• **Exercise aim**
Below, locate the line that contains "Write a Python". Repeat exactly from that line to the line that contains "22126, 22128, 22130]", inclusive, leaving out the pictures.
### Listed entries ###
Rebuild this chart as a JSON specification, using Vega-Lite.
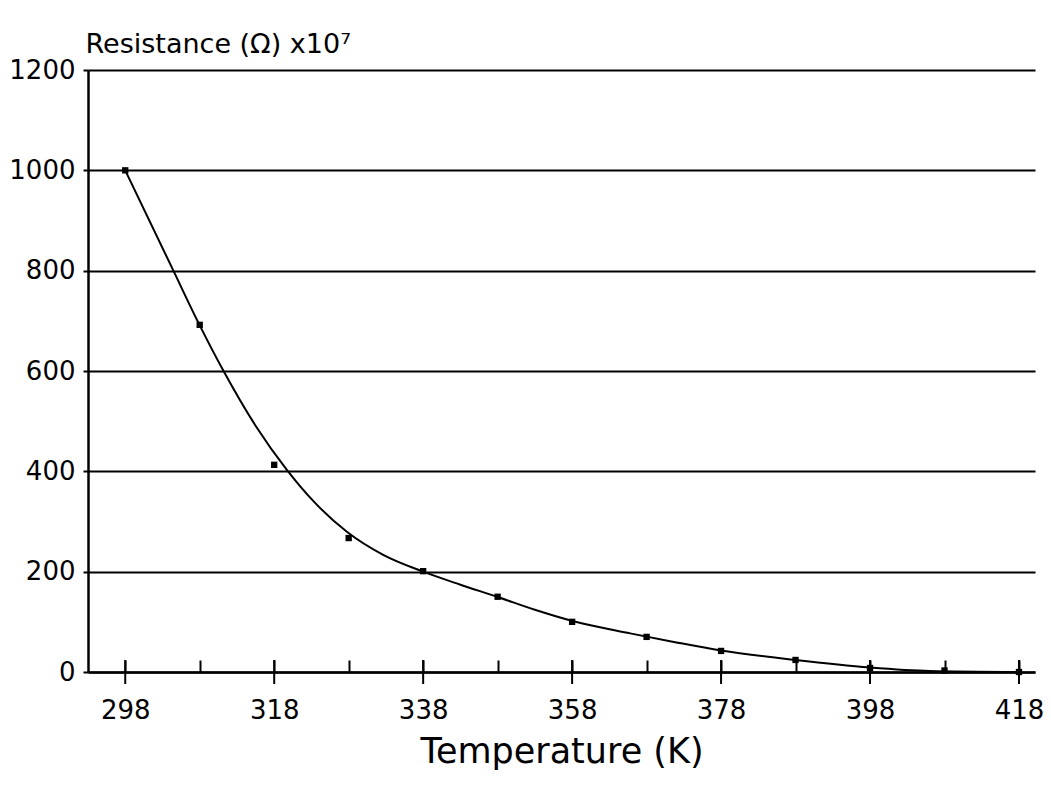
{
  "$schema": "https://vega.github.io/schema/vega-lite/v6.json",
  "width": 947,
  "height": 602,
  "autosize": {"type": "none"},
  "padding": {"left": 88, "top": 70, "right": 16, "bottom": 114},
  "background": "white",
  "config": {
    "view": {"stroke": null},
    "font": "DejaVu Sans"
  },
  "datasets": {
    "points": [
      {"T": 298, "R": 1000},
      {"T": 308, "R": 692},
      {"T": 318, "R": 413},
      {"T": 328, "R": 267},
      {"T": 338, "R": 201},
      {"T": 348, "R": 150},
      {"T": 358, "R": 100},
      {"T": 368, "R": 70},
      {"T": 378, "R": 42},
      {"T": 388, "R": 24},
      {"T": 398, "R": 8},
      {"T": 408, "R": 3},
      {"T": 418, "R": 0}
    ],
    "curve": [
      {"T": 298, "R": 1000},
      {"T": 304.4, "R": 802},
      {"T": 307.8, "R": 697},
      {"T": 311.2, "R": 600},
      {"T": 315.5, "R": 491},
      {"T": 319.7, "R": 403},
      {"T": 323.3, "R": 340},
      {"T": 327.8, "R": 279},
      {"T": 332.7, "R": 233},
      {"T": 338, "R": 200},
      {"T": 343, "R": 174},
      {"T": 347.9, "R": 150},
      {"T": 353, "R": 124},
      {"T": 358.2, "R": 101},
      {"T": 365.8, "R": 77},
      {"T": 372, "R": 59},
      {"T": 378, "R": 43},
      {"T": 388, "R": 24},
      {"T": 398, "R": 9},
      {"T": 406, "R": 2},
      {"T": 418, "R": 0}
    ],
    "majors": [
      {"T": 298}, {"T": 318}, {"T": 338}, {"T": 358}, {"T": 378}, {"T": 398}, {"T": 418}
    ]
  },
  "layer": [
    {
      "data": {"name": "curve"},
      "mark": {"type": "line", "interpolate": "monotone", "color": "black", "strokeWidth": 2},
      "encoding": {
        "x": {
          "field": "T", "type": "quantitative",
          "scale": {"domain": [293, 420.15], "nice": false, "zero": false},
          "axis": {
            "values": [298, 308, 318, 328, 338, 348, 358, 368, 378, 388, 398, 408, 418],
            "labelExpr": "(datum.value - 298) % 20 == 0 ? datum.label : ''",
            "format": "d",
            "tickSize": -12,
            "tickWidth": 2,
            "tickColor": "black",
            "domainColor": "black",
            "domainWidth": 2.5,
            "grid": false,
            "labelFont": "DejaVu Sans",
            "labelFontSize": 26,
            "labelColor": "black",
            "labelPadding": 37,
            "labelFlush": false,
            "title": "Temperature (K)",
            "titleFont": "DejaVu Sans",
            "titleFontSize": 35,
            "titleFontWeight": "normal",
            "titleColor": "black",
            "titlePadding": 11
          }
        },
        "y": {
          "field": "R", "type": "quantitative",
          "scale": {"domain": [0, 1200], "nice": false},
          "axis": {
            "values": [0, 200, 400, 600, 800, 1000, 1200],
            "format": "d",
            "tickSize": 5,
            "tickWidth": 2,
            "tickColor": "black",
            "domainColor": "black",
            "domainWidth": 2.5,
            "grid": true,
            "gridColor": "black",
            "gridWidth": 2,
            "gridOpacity": 1,
            "labelFont": "DejaVu Sans",
            "labelFontSize": 26,
            "labelColor": "black",
            "labelPadding": 8,
            "labelFlush": false,
            "title": "Resistance (Ω) x10⁷",
            "titleFont": "DejaVu Sans",
            "titleFontSize": 27,
            "titleFontWeight": "normal",
            "titleColor": "black",
            "titleAngle": 0,
            "titleAlign": "left",
            "titleBaseline": "alphabetic",
            "titleX": -3,
            "titleY": -18
          }
        }
      }
    },
    {
      "data": {"name": "points"},
      "mark": {"type": "square", "color": "black", "size": 40, "opacity": 1},
      "encoding": {
        "x": {"field": "T", "type": "quantitative"},
        "y": {"field": "R", "type": "quantitative"}
      }
    },
    {
      "data": {"name": "majors"},
      "mark": {"type": "tick", "orient": "vertical", "color": "black", "size": 24, "thickness": 2, "opacity": 1},
      "encoding": {
        "x": {"field": "T", "type": "quantitative"},
        "y": {"datum": 0, "type": "quantitative"}
      }
    }
  ]
}
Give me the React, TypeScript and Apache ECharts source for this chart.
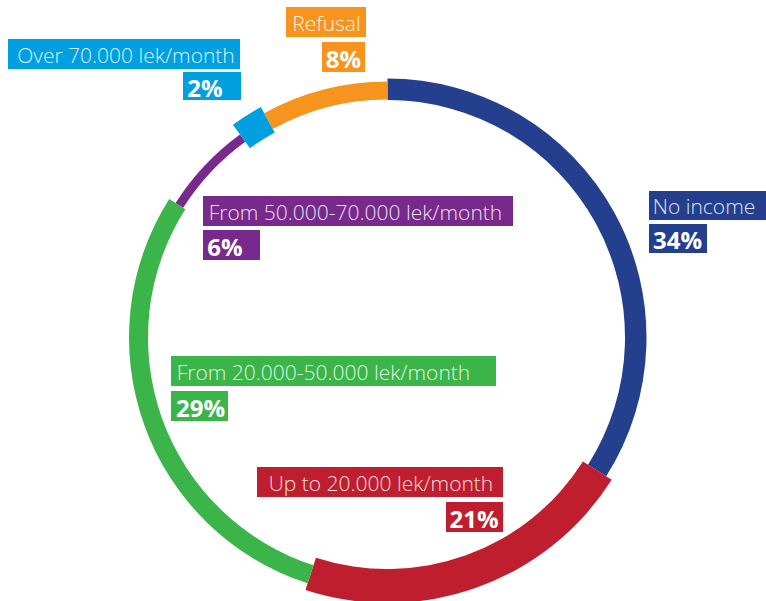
import React, { useEffect, useRef } from "react";
import * as echarts from "echarts";

const categories = [
  "No income",
  "Up to 20.000 lek/month",
  "From 20.000-50.000 lek/month",
  "From 50.000-70.000 lek/month",
  "Over 70.000 lek/month",
  "Refusal",
];
const values = [34, 21, 29, 6, 2, 8];
const colors = ["#253F8F", "#BE1E2D", "#3BB54A", "#782A8C", "#009FE0", "#F7941E"];

// ring band (inner, outer radius in px) for each slice
const bands: [number, number][] = [
  [237.5, 259],
  [231.5, 265.5],
  [239.5, 258.5],
  [242, 251],
  [234, 263],
  [238, 256],
];

// label layout: name box [x, y, w, h, textCenterX], value box [x, y, w, h, textCenterX]
const labelBoxes = [
  { n: [649, 191, 120, 29, 704], v: [649, 224, 58, 29, 677.5] },
  { n: [257, 467, 246, 30, 381], v: [446, 502, 57, 30, 474] },
  { n: [171, 356, 325, 30, 323.5], v: [171, 391, 57, 30, 200.5] },
  { n: [203, 196, 310, 30, 355.5], v: [203, 230, 57, 30, 225] },
  { n: [8, 39, 232, 30, 126], v: [183, 72, 58, 28, 205] },
  { n: [286, 7, 80, 30, 326.5], v: [322, 42, 43, 30, 343.5] },
];

const CX = 387.5;
const CY = 337.5;

export default function App() {
  const ref = useRef<HTMLDivElement>(null);
  useEffect(() => {
    if (!ref.current) return;
    const chart = echarts.init(ref.current, undefined, { renderer: "svg" });
    const series = categories.map((_, i) => ({
      type: "pie",
      silent: true,
      animation: false,
      center: [CX, CY],
      radius: bands[i],
      startAngle: 90,
      clockwise: true,
      avoidLabelOverlap: false,
      label: { show: false },
      labelLine: { show: false },
      emphasis: { disabled: true },
      data: values.map((v, j) => ({
        value: v,
        name: categories[j],
        itemStyle: { color: j === i ? colors[i] : "rgba(0,0,0,0)", borderWidth: 0 },
      })),
    }));
    const graphics: any[] = [];
    labelBoxes.forEach((b, i) => {
      const [nx, ny, nw, nh, ncx] = b.n;
      const [vx, vy, vw, vh, vcx] = b.v;
      graphics.push({
        type: "rect",
        shape: { x: nx, y: ny, width: nw, height: nh },
        style: { fill: colors[i] },
      });
      graphics.push({
        type: "text",
        x: ncx,
        y: ny + nh / 2 + 0.5,
        style: {
          text: categories[i],
          fill: "rgba(255,255,255,0.88)",
          font: '300 21px "Open Sans", sans-serif',
          align: "center",
          verticalAlign: "middle",
        },
      });
      graphics.push({
        type: "rect",
        shape: { x: vx, y: vy, width: vw, height: vh },
        style: { fill: colors[i] },
      });
      graphics.push({
        type: "text",
        x: vcx,
        y: vy + vh / 2 + 1,
        style: {
          text: values[i] + "%",
          fill: "#ffffff",
          font: 'bold 24px "Open Sans", sans-serif',
          align: "center",
          verticalAlign: "middle",
        },
      });
    });
    chart.setOption({
      animation: false,
      backgroundColor: "#ffffff",
      series,
      graphic: graphics,
    });
    return () => chart.dispose();
  }, []);
  return (
    <div
      ref={ref}
      style={{ position: "fixed", left: 0, top: 0, width: 766, height: 601 }}
    />
  );
}
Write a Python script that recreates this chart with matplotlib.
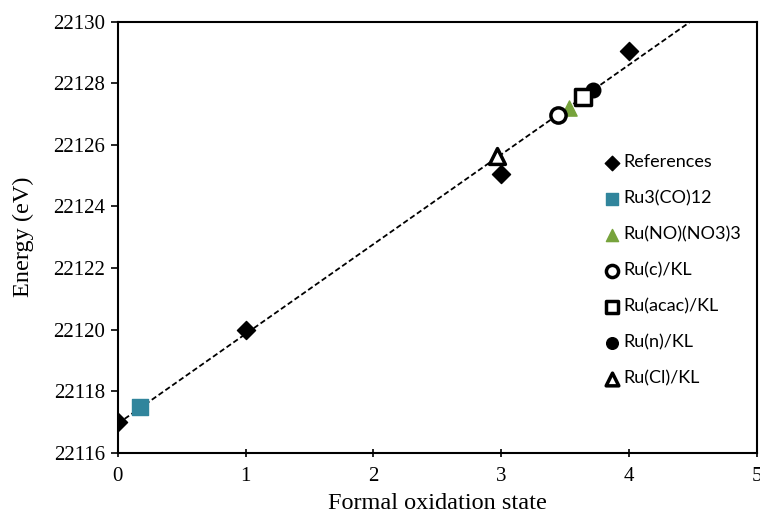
import numpy as np
import matplotlib.pyplot as plt

# Data
ref_x = [0, 1, 3, 4]
ref_y = [22117.0, 22120.0, 22125.05, 22129.05]

ru3co12_x = [0.17]
ru3co12_y = [22117.47]

runo_x = [3.53]
runo_y = [22127.2]

ruc_x = [3.44]
ruc_y = [22126.97]

ruacac_x = [3.64]
ruacac_y = [22127.56]

run_x = [3.72]
run_y = [22127.78]

rucl_x = [2.97]
rucl_y = [22125.65]

x_ticks = [0, 1, 2, 3, 4, 5]
y_ticks = [22116, 22118, 22120, 22122, 22124, 22126, 22128, 22130]

serif = "Liberation Serif"
legend_font = "Lato"

fig = plt.figure(figsize=(7.6, 5.18), dpi=100)
ax = fig.add_axes([0.155, 0.126, 0.841, 0.832])

# linear trendline through the reference compounds
k, b = np.polyfit(ref_x, ref_y, 1)
xl = np.linspace(0, 5, 200)
ax.plot(xl, k * xl + b, color="black", linestyle=(0, (3, 1.6)), linewidth=1.3, zorder=1)

ax.scatter(ref_x, ref_y, marker="D", s=85, color="black", label="References", zorder=3)
ax.scatter(ru3co12_x, ru3co12_y, marker="s", s=120, color="#31859C", label="Ru3(CO)12", zorder=3)
ax.scatter(runo_x, runo_y, marker="^", s=120, color="#77A33C", label="Ru(NO)(NO3)3", zorder=3)
ax.scatter(ruc_x, ruc_y, marker="o", s=120, facecolor="white", edgecolor="black",
           linewidth=2.5, label="Ru(c)/KL", zorder=4)
ax.scatter(ruacac_x, ruacac_y, marker="s", s=130, facecolor="white", edgecolor="black",
           linewidth=2.5, label="Ru(acac)/KL", zorder=4)
ax.scatter(run_x, run_y, marker="o", s=110, color="black", label="Ru(n)/KL", zorder=3)
ax.scatter(rucl_x, rucl_y, marker="^", s=130, facecolor="white", edgecolor="black",
           linewidth=2.5, label="Ru(Cl)/KL", zorder=4)

ax.set_xlim(0, 5)
ax.set_ylim(22116, 22130)
ax.set_xticks(x_ticks)
ax.set_yticks(y_ticks)
ax.tick_params(axis="y", direction="out", length=5, width=1.2, labelsize=15, pad=4)
ax.tick_params(axis="x", direction="inout", length=6, width=1.2, labelsize=15, pad=7)
for lab in ax.get_xticklabels() + ax.get_yticklabels():
    lab.set_fontfamily(serif)
for sp in ax.spines.values():
    sp.set_linewidth(1.5)

ax.set_xlabel("Formal oxidation state", fontfamily=serif, fontsize=17.5, labelpad=5)
ax.set_ylabel("Energy (eV)", fontfamily=serif, fontsize=17.5, labelpad=14)

leg = ax.legend(loc="upper left", bbox_to_anchor=(0.731, 0.73), frameon=False,
                handletextpad=0.05, labelspacing=1.1, handlelength=1.2,
                markerscale=0.8, prop={"family": legend_font, "size": 13})

fig.savefig("out.png", dpi=100)
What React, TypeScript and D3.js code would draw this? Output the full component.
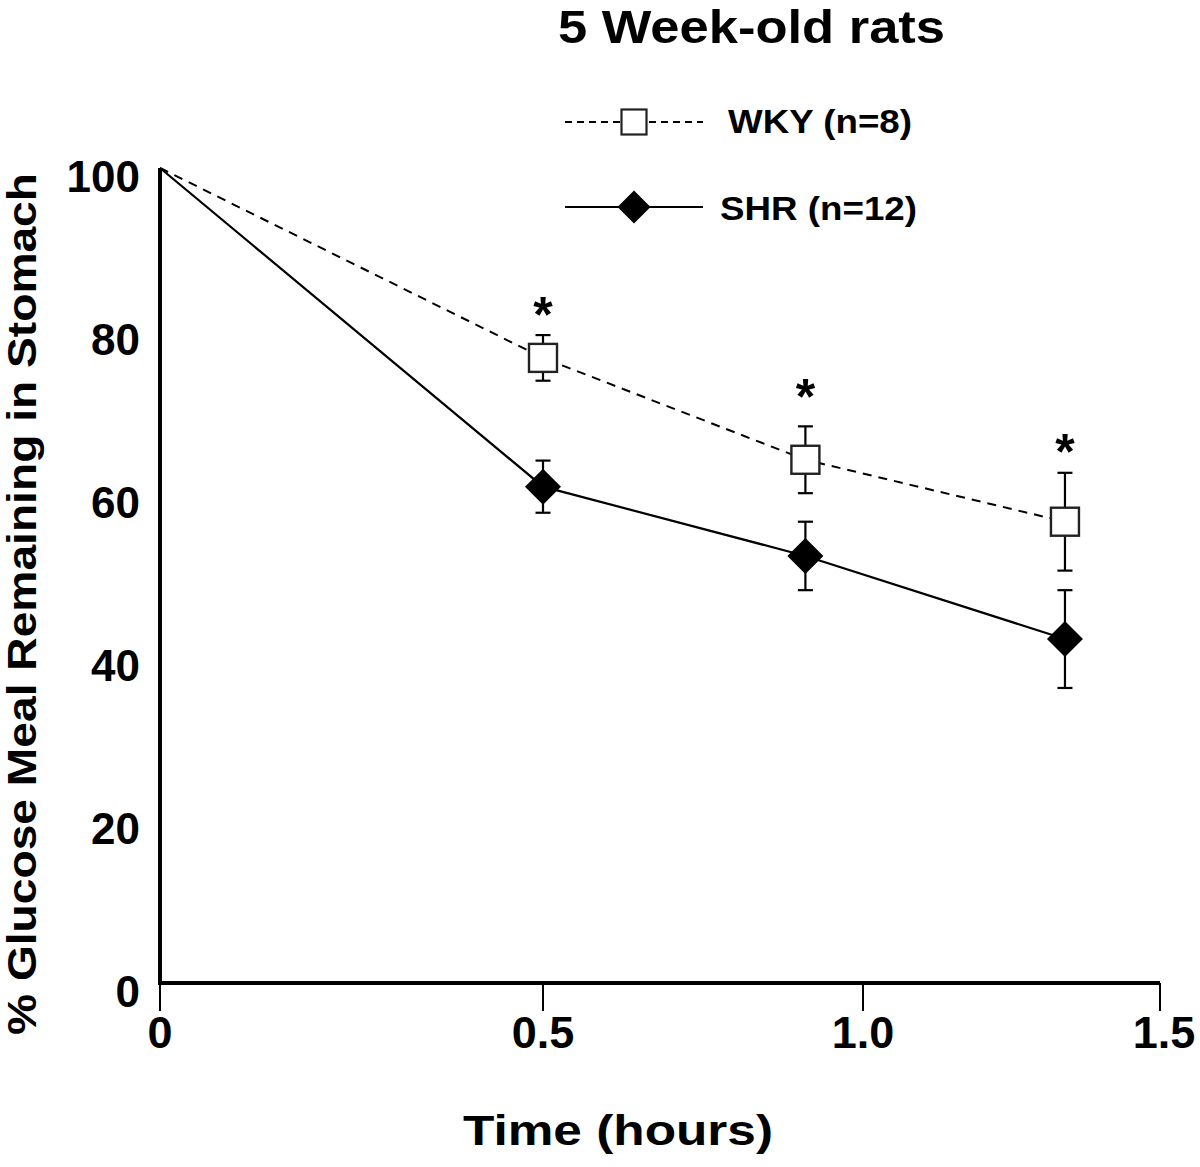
###
• **Exercise output**
Write a Python script that recreates this chart with matplotlib.
import numpy as np
import matplotlib.pyplot as plt

# Data
ref_x = [0, 1, 3, 4]
ref_y = [22117.0, 22120.0, 22125.05, 22129.05]

ru3co12_x = [0.17]
ru3co12_y = [22117.47]

runo_x = [3.53]
runo_y = [22127.2]

ruc_x = [3.44]
ruc_y = [22126.97]

ruacac_x = [3.64]
ruacac_y = [22127.56]

run_x = [3.72]
run_y = [22127.78]

rucl_x = [2.97]
rucl_y = [22125.65]

x_ticks = [0, 1, 2, 3, 4, 5]
y_ticks = [22116, 22118, 22120, 22122, 22124, 22126, 22128, 22130]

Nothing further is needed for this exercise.